For six months, I’ve been thinking about Page 383.
Page 383 is the end of the first draft of my novel. The first draft that I finished in September of last year.
That draft, when printed in Arial 12 size font with stretched margins, came out to be 383 pages. And since I printed that out—in October, after a break— I’ve been thinking about that last page. Because when I got to it, and only when I got to it, would I have edited that entire stack of paper.
And yesterday, on a gray morning in Rome, I sat the desk in my Airbnb and I finished editing Page 383. And then I walked down to Trastevere and got myself some gelato and ate it as the day cleared and the sun came out.
It took me six months to get there. When I started editing, much as when I started writing, I had no idea how long it’d take me. In both cases, it was my first time undertaking such a large project. I had no idea the challenges that would come.
One challenge was of my own doing. Because to make the writing part easier, I didn’t edit at all. I sat down each day and wrote, regardless of whether it made any sense or used the right tense or re-introduced a character I had already introduced. Beyond even that, I decided to switch from first person to third person narration halfway through. So that meant that every instance of “I” or “we” or “us” in the first 175 pages had to be redone.
And so it was six months going through all of that and more—one word and one sentence at a time. And I had to make notes, this time, of when I actually introduced a character. Or when I needed to break from the plot to put in some kind of description of where these characters were. In the six months of editing, whole chapters were chopped up and re-added. I still have a list of “orphaned” scenes which got cut that I couldn’t bring myself to delete entirely.
It took me six months to get through those 383 pages. That’s a rate of just over 2 pages per day—if you’re counting weekends, and travel days, and friends’ visits and days I just felt like going somewhere new and doing something different.
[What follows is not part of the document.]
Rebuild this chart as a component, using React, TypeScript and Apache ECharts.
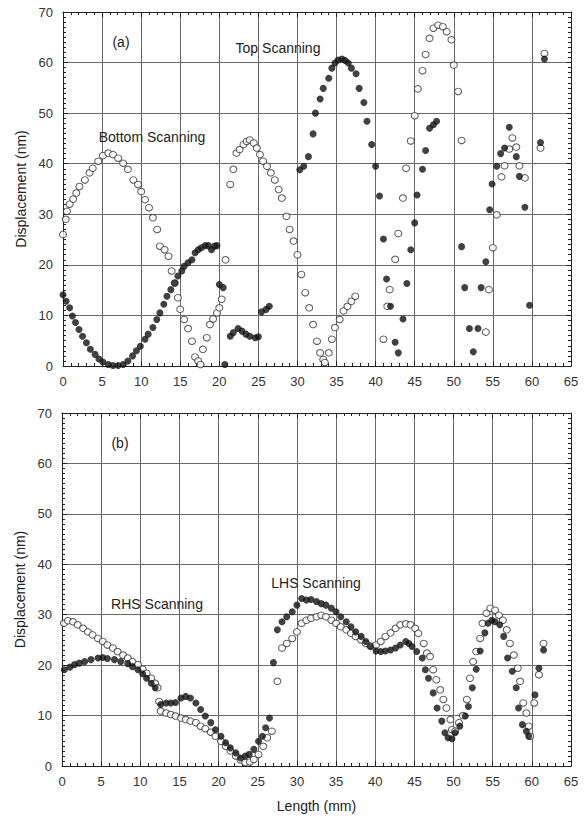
import React, { useEffect, useRef } from "react";
import * as echarts from "echarts";

// ---------- Panel (a) ----------
// filled circles (Top Scanning)
const aFilledX = [
  0, 0.4, 0.85, 1.2, 1.6, 2.05, 2.5, 3.0, 3.5, 4.1, 4.6, 5.1, 5.8, 6.4, 7.05, 7.7, 8.3, 8.9, 9.4, 9.9,
  10.5, 10.9, 11.5, 12.0, 12.4, 12.9, 13.3, 13.8, 14.3, 14.7, 15.2, 15.5, 16.0, 16.5, 16.9, 17.3, 17.7, 18.2, 18.6, 19.0,
  19.4, 19.7,
  20.0, 20.5, 20.7, 21.4, 21.8, 22.4, 22.9, 23.4, 23.9, 24.6, 25.0, 25.4, 26.0, 26.4,
  30.3, 30.8, 31.4, 32.0, 32.3, 32.9, 33.3, 34.0, 34.4, 34.8, 35.2, 35.7, 36.1, 36.5, 36.9, 37.5, 37.9, 38.5, 38.9, 39.5,
  40.0, 40.5,
  41.0, 41.4, 41.9, 42.5, 42.9, 43.5, 44.0, 44.5, 45.0, 45.3, 46.0, 46.4, 46.9, 47.4, 47.8,
  51.0, 51.4, 52.0, 52.5, 53.1, 53.5, 54.1, 54.6, 54.9, 55.5, 56.0, 56.5, 57.1, 58.0, 58.4, 59.1, 59.7, 61.1, 61.6,
];
const aFilledY = [
  14.1, 12.8, 11.5, 9.9, 8.6, 7.2, 5.9, 4.6, 3.3, 2.3, 1.4, 0.8, 0.3, 0.1, 0.1, 0.3, 1.0, 2.0, 3.0, 3.9,
  5.3, 6.3, 7.6, 9.2, 10.5, 12.2, 13.8, 15.1, 16.4, 17.8, 18.8, 19.7, 20.4, 21.0, 22.4, 23.0, 23.4, 23.8, 23.8, 23.0,
  23.7, 23.8,
  16.1, 15.5, 0.3, 5.9, 6.6, 7.4, 6.9, 6.3, 5.9, 5.6, 5.8, 10.7, 11.2, 11.8,
  38.8, 39.5, 41.4, 45.9, 50.0, 52.8, 54.9, 56.9, 58.9, 59.9, 60.5, 60.7, 60.4, 59.9, 58.9, 57.8, 54.9, 52.1, 48.4, 43.8,
  39.5, 33.6,
  25.1, 17.2, 11.8, 4.7, 2.6, 9.3, 16.3, 23.0, 28.3, 33.8, 38.9, 42.6, 47.0, 47.7, 48.4,
  23.6, 15.5, 7.4, 2.8, 7.4, 15.5, 20.6, 30.9, 36.0, 39.5, 42.0, 43.1, 47.2, 41.4, 37.5, 31.4, 12.0, 44.2, 60.7,
];
// open circles (Bottom Scanning)
const aOpenX = [
  0, 0.35, 0.5, 0.85, 1.3, 1.7, 2.1, 2.8, 3.4, 3.8, 4.5, 5.1, 5.8, 6.4, 7.05, 7.7, 8.3, 9.0, 9.6, 10.0,
  10.5, 11.0, 11.5, 12.05, 12.4, 13.0, 13.5, 13.9, 14.3, 14.7, 15.0, 15.5, 16.0, 16.5, 16.9, 17.3,
  17.6, 17.9, 18.4, 18.8, 19.2, 19.7, 20.0, 20.3, 20.8,
  21.4, 21.8, 22.2, 22.6, 23.1, 23.5, 23.9, 24.4, 24.8, 25.2, 25.6, 26.1, 26.6, 27.1, 27.6, 28.0, 28.6, 29.0, 29.5, 30.0,
  30.5, 31.0, 31.5, 32.0, 32.5, 32.9, 33.3, 33.5,
  34.0, 34.4, 34.8, 35.4, 35.9, 36.4, 36.9, 37.4,
  41.0, 41.5, 41.8, 42.5, 42.9, 43.5, 43.9, 44.5, 45.0, 45.4, 46.0, 46.4, 46.9, 47.4, 48.0, 48.6, 49.1, 49.7, 50.0, 50.55,
  51.0,
  54.1, 54.5, 55.0, 55.5, 56.1, 56.5, 57.1, 57.5, 58.0, 58.4, 59.1, 61.1, 61.6,
];
const aOpenY = [
  26, 29, 30.6, 32, 33, 34.2, 35.5, 36.8, 38.2, 39.1, 40.5, 41.6, 42.1, 41.8, 41.1, 40.1, 38.9, 36.8, 35.9, 34.5,
  32.9, 31.3, 29.3, 27, 23.7, 23, 21.7, 18.8, 16.4, 13.5, 11.2, 9.2, 7.4, 4.9, 1.8, 1.0,
  0.3, 3.3, 5.6, 8.2, 9.3, 10.5, 11.5, 13.2, 21.0,
  35.9, 38.9, 42.1, 42.8, 43.8, 44.4, 44.7, 44.1, 43.1, 41.8, 40.5, 39.5, 38.2, 36.8, 34.9, 33.2, 29.6, 27.0, 24.7, 22.0,
  18.1, 14.5, 11.5, 8.2, 4.9, 2.6, 1.3, 0.7,
  2.6, 5.3, 7.6, 9.2, 10.9, 11.8, 12.8, 13.8,
  5.3, 11.8, 15.1, 21.1, 26.2, 33.2, 39.1, 44.5, 49.5, 54.8, 58.4, 61.6, 64.8, 66.8, 67.4, 67.1, 66.1, 64.5, 59.5, 54.3,
  44.6,
  6.7, 15.1, 23.4, 29.9, 37.4, 39.6, 42.9, 45.1, 43.3, 39.6, 37.2, 43.1, 61.8,
];

// ---------- Panel (b) ----------
const bFilledX = [
  0.3, 1.0, 1.6, 2.2, 2.9, 3.7, 4.6, 5.2, 5.8, 6.7, 7.5, 8.4, 9.0, 9.7, 10.3, 10.8, 11.4, 11.9,
  12.6, 13.3, 13.9, 14.5, 15.2, 15.8, 16.4, 17.1, 17.7, 18.3, 19.0, 19.6, 20.3, 20.9, 21.5, 22.2, 22.8, 23.4, 23.9, 24.5,
  25.1, 25.6, 26.0, 26.5,
  27.0, 27.5, 28.1, 28.7, 29.4, 30.0,
  30.6, 31.2, 31.8, 32.5, 33.1, 33.7, 34.4, 35.0, 35.6, 36.3, 36.9, 37.5, 38.2, 38.8, 39.4, 40.1, 40.7, 41.3, 41.96, 42.6,
  43.2, 43.9, 44.3, 44.7, 45.3, 46.0, 46.4, 46.8, 47.4, 47.9, 48.5, 48.9, 49.3, 49.8, 50.2, 50.8, 51.5, 51.9, 52.4, 52.9,
  53.4, 54.0, 54.4, 54.9, 55.3, 55.9, 56.4, 56.9, 57.5, 58.0, 58.3, 58.8, 59.3, 59.6, 60.4, 60.9, 61.5,
];
const bFilledY = [
  19.1, 19.6, 20.1, 20.4, 20.7, 21.1, 21.4, 21.5, 21.3, 21.1, 20.7, 20.3, 19.7, 19.1, 18.3, 17.4, 16.4, 15.5,
  12.2, 12.5, 12.5, 12.6, 13.5, 13.8, 13.5, 12.5, 11.2, 9.9, 8.6, 7.2, 5.9, 4.6, 3.6, 2.6, 1.6, 2.0, 2.3, 3.3,
  4.9, 5.9, 7.6, 9.5,
  20.5, 27.0, 28.6, 29.6, 30.6, 31.9,
  33.2, 32.9, 33.0, 32.6, 32.2, 31.9, 31.3, 30.6, 29.6, 28.6, 27.6, 26.6, 25.7, 24.7, 23.7, 22.8, 22.7, 22.8, 23.0, 23.4,
  24.0, 24.7, 24.3, 23.7, 22.7, 21.4, 19.1, 17.4, 14.5, 11.5, 8.9, 6.6, 5.6, 5.4, 6.6, 7.9, 9.9, 11.8, 15.5, 19.2,
  22.8, 26.4, 28.3, 28.9, 28.6, 28.0, 25.7, 21.4, 18.8, 15.5, 11.5, 8.2, 6.9, 5.9, 14.1, 19.4, 23.0,
];
const bOpenX = [
  0.25, 0.76, 1.4, 2.0, 2.7, 3.3, 3.9, 4.6, 5.2, 5.8, 6.5, 7.1, 7.8, 8.4, 9.0, 9.7, 10.3, 10.8, 11.4, 11.9, 12.2,
  12.4, 12.6, 13.3, 13.9, 14.5, 15.2, 15.8, 16.4, 17.1, 17.7, 18.3, 19.0, 19.6, 20.3, 20.9, 21.5, 22.2, 22.8, 23.4, 24.0,
  24.5, 25.1, 25.7, 26.2, 26.8,
  27.5, 28.1, 28.7, 29.4, 30.0,
  30.6, 31.2, 31.8, 32.5, 33.1, 33.7, 34.4, 35.0, 35.6, 36.3, 36.9, 37.5, 38.2, 38.8, 39.4, 40.1, 40.7, 41.3, 41.96, 42.6,
  43.2, 43.9, 44.5, 45.1, 45.5, 46.2, 46.6, 47.0, 47.4, 47.8, 48.3, 48.7, 49.1, 49.6, 49.8, 50.2, 50.7, 51.2, 51.7, 52.1,
  52.5, 52.9, 53.4, 53.7, 54.2, 54.7, 55.3, 55.8, 56.3, 56.8, 57.2, 57.7, 58.2, 58.5, 58.9, 59.3, 59.6, 59.8, 60.3, 60.9,
  61.5,
];
const bOpenY = [
  28.3, 28.8, 28.6, 28.0, 27.3, 26.6, 26.0, 25.3, 24.7, 24.0, 23.4, 22.7, 22.0, 21.4, 20.7, 20.1, 19.2, 18.4, 17.4, 16.4, 15.5,
  12.8, 10.9, 10.5, 10.2, 9.9, 9.5, 9.2, 8.9, 8.6, 7.9, 7.4, 6.7, 5.9, 4.9, 3.9, 3.0, 2.0, 1.2, 0.7, 0.8,
  1.3, 2.3, 3.9, 5.6, 6.9,
  16.8, 23.4, 24.3, 25.3, 26.6,
  28.3, 28.9, 29.3, 29.6, 29.9, 29.6, 28.9, 28.3, 27.6, 27.0, 26.3, 25.7, 25.0, 24.3, 23.8, 24.0, 24.7, 25.7, 26.4, 27.3,
  28.0, 28.2, 28.0, 27.3, 26.3, 24.3, 22.4, 21.7, 19.1, 17.1, 15.1, 13.2, 11.5, 9.2, 7.2, 6.9, 8.6, 10.0, 13.2, 17.4,
  20.7, 22.7, 25.3, 28.3, 30.3, 31.3, 30.9, 29.9, 28.9, 27.0, 24.3, 22.0, 19.4, 16.8, 12.5, 10.5, 7.9, 5.9, 12.5, 18.1,
  24.3,
];

// ---------- axes ----------
const xMin = 0, xMax = 65, xStep = 5;
const yMin = 0, yMax = 70, yStep = 10;
const xAxisName = "Length (mm)";
const yAxisName = "Displacement (nm)";

const zip = (xs: number[], ys: number[]) => xs.map((x, i) => [x, ys[i]]);

const FONT = "'Liberation Sans', Arial, Helvetica, sans-serif";
const AXIS_COLOR = "#222";
const GRID_COLOR = "#6a6a6a";

export default function App() {
  const ref = useRef<HTMLDivElement>(null);

  useEffect(() => {
    if (!ref.current) return;
    const chart = echarts.init(ref.current, undefined, { renderer: "svg" });

    const xAx = (gridIndex: number, pos: "bottom" | "top", withName: boolean) => ({
      type: "value",
      gridIndex,
      position: pos,
      min: xMin,
      max: xMax,
      interval: xStep,
      name: withName ? xAxisName : "",
      nameLocation: "middle",
      nameGap: 33,
      nameTextStyle: { fontFamily: FONT, fontSize: 14, color: "#222" },
      axisLine: { show: true, onZero: false, lineStyle: { color: AXIS_COLOR, width: 1 } },
      axisTick: { show: true, inside: true, length: 5, lineStyle: { color: AXIS_COLOR } },
      minorTick: { show: true, splitNumber: 5, length: 3, lineStyle: { color: AXIS_COLOR } },
      splitLine: { show: pos === "bottom", lineStyle: { color: GRID_COLOR, width: 1 } },
      axisLabel: { show: pos === "bottom", fontFamily: FONT, fontSize: 13, color: "#333", margin: 9 },
    });
    const yAx = (gridIndex: number, pos: "left" | "right") => ({
      type: "value",
      gridIndex,
      position: pos,
      min: yMin,
      max: yMax,
      interval: yStep,
      name: pos === "left" ? yAxisName : "",
      nameLocation: "middle",
      nameGap: 34,
      nameTextStyle: { fontFamily: FONT, fontSize: 14, color: "#222" },
      axisLine: { show: true, onZero: false, lineStyle: { color: AXIS_COLOR, width: 1 } },
      axisTick: { show: true, inside: true, length: 5, lineStyle: { color: AXIS_COLOR } },
      minorTick: { show: true, splitNumber: 10, length: 3, lineStyle: { color: AXIS_COLOR } },
      splitLine: { show: pos === "left", lineStyle: { color: GRID_COLOR, width: 1 } },
      axisLabel: { show: pos === "left", fontFamily: FONT, fontSize: 13, color: "#333", margin: 10 },
    });

    const filled = (xi: number, yi: number, xs: number[], ys: number[]) => ({
      type: "scatter",
      xAxisIndex: xi,
      yAxisIndex: yi,
      symbol: "circle",
      symbolSize: 7,
      itemStyle: { color: "#111" },
      data: zip(xs, ys),
      z: 3,
    });
    const open = (xi: number, yi: number, xs: number[], ys: number[]) => ({
      type: "scatter",
      xAxisIndex: xi,
      yAxisIndex: yi,
      symbol: "circle",
      symbolSize: [7, 6.5],
      itemStyle: { color: "#fff", borderColor: "#333", borderWidth: 1 },
      data: zip(xs, ys),
      z: 2,
    });

    const txt = (text: string, x: number, y: number, size = 14) => ({
      type: "text",
      x,
      y,
      style: {
        text,
        fill: "#222",
        font: `${size}px ${FONT}`,
        textAlign: "center",
        textVerticalAlign: "middle",
      },
      z: 10,
    });

    chart.setOption({
      animation: false,
      backgroundColor: "#fff",
      grid: [
        { left: 63, top: 12, width: 508, height: 354 },
        { left: 62, top: 413, width: 509, height: 353 },
      ],
      xAxis: [xAx(0, "bottom", false), xAx(0, "top", false), xAx(1, "bottom", true), xAx(1, "top", false)],
      yAxis: [yAx(0, "left"), yAx(0, "right"), yAx(1, "left"), yAx(1, "right")],
      series: [
        open(0, 0, aOpenX, aOpenY),
        filled(0, 0, aFilledX, aFilledY),
        open(2, 2, bOpenX, bOpenY),
        filled(2, 2, bFilledX, bFilledY),
      ],
      graphic: [
        txt("(a)", 121, 42),
        txt("Top Scanning", 278, 48),
        txt("Bottom Scanning", 152, 137),
        txt("(b)", 120, 443),
        txt("RHS Scanning", 157, 604),
        txt("LHS Scanning", 316, 583),
      ],
    });

    return () => chart.dispose();
  }, []);

  return (
    <div
      ref={ref}
      style={{ position: "fixed", left: 0, top: 0, width: 584, height: 818, background: "#fff" }}
    />
  );
}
Because I wrote the book while traveling through South Africa, South Korea, Indonesia, Sri Lanka, Laos, Thailand and Vietnam.And I edited it while traveling through the United States, Mexico, the United Kingdom, and, finally, Italy.
That’s 11 countries. And 11 different places with their own distractions and museums and wonder to pull me away from the book. I knew I wanted to travel while I wrote this, but that also presented its own set of challenges.
And when it was all said and done, I came out with a pace of just over two pages a day. It sounds paltry, really. But I can assure you it wasn’t. I didn’t work on it everyday, but I did most. And a good day was getting through four or maybe five pages.
Because editing is a slow burn and grind. I love writing. I think I’ll always love writing. But there were some weeks (probably months) where I didn’t care for the editing part at all. Re-reading my own words, day after day after day. Deciding what went where and what sounded better. Should it be “Cole went with the two” or “the two went with Cole”?
Sentences in this book—arbitrary ones on page 178 or 212 or 39, that a reader will glance over as it were nothing, were rewritten painstakingly four or five or twenty times.
And that all gets in your head. It’s hard to escape. On my long walks I’d think about what I had edited the day before—and not unusually with a feeling that I had not done my best work. And then spend an hour redoing what I had done before attempting to get into the headspace of what the next part to edit was.
A grind, I tell you.
But I got there. Slow and steady, I did it. I turned over Page 383 yesterday and looked at the last line of my novel and smiled. That singular moment of relief felt worth all the hard days to get here. Plus now I can say that I wrote and edited my novel—the first without the second almost seems like a foolish errand. Especially the way I wrote my first draft. It actually feels like a real book now.
So does that mean the whole thing is done? Yes and no. It’s now officially a second draft, and that’s good. And it’s a whole lot more show-able than it was on the first draft. But there’s still some tidying up to do.
Next I’ll work on the novel’s first 50 pages. This is the part I’ll send out to agents to gauge interest in helping to find publishers. Any interested parties?
The novel: The Horatians follows four characters through the rise of a fictional start-up—a mapping app that lets users earn cryptocurrency. As the startup succeeds, adopting the Silicon Valley idea of growth at all costs, the relationships start to turn bitter and leaves the characters and reader questioning whether it was all worth it.